1. How is it that r-value references to a std::function actually accepts l-values for eg. in case Greeting g("World",eng), a similar l-value wouldn't be acceptable for any other argument (other than templating the constructor and making a universal reference maybe?) ?

2. What actually happens when a std::ref is passed to std::function, ref mentions that merely arguments are forwarded. However if I move the function object itself as the commented out g4 is shown I see the output of g2 which uses std::ref to actually see the move in effect, just printing world2

3. What happens to the callable object after move, the string itself is moved as seen, however the function would still be valid? (for a different function object of type say, struct f{void operator()() { //something }), would this mean that f might be valid after the move?)

Answer 1

That is because none of the objects you create actually is a std::function, they are callables which can be used to create temporary std::functions. And the last bit to the best of my knowledge (e.g.
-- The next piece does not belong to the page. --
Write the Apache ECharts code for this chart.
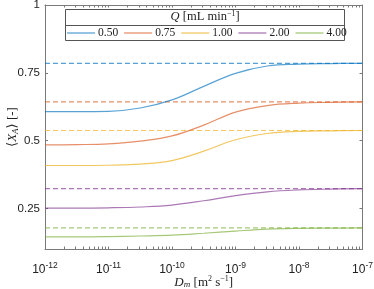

I'm not claiming it's true, I'm assuming that due to my laziness, see below) is UB, as moved from object can be left in any valid state, so no guarantees that the string member will actually be empty.
As a rule of thumb, use moved from objects in ways that don't require any preconditions (reassign, check if empty for string / vec, etc. qualify).
To clarify, let's look at the std::function constuctors here, the constructor in question is (5):

template< class F >
function( F f ); 

So when you try to construct an std::function with a callable, you by default will create a copy of the callable. You circumvent it e.g. by using std::ref, which will cause the subsequent changes to the callable to be reflected in the std::function using it (as then you actually create "from ref", not by from copy as usual).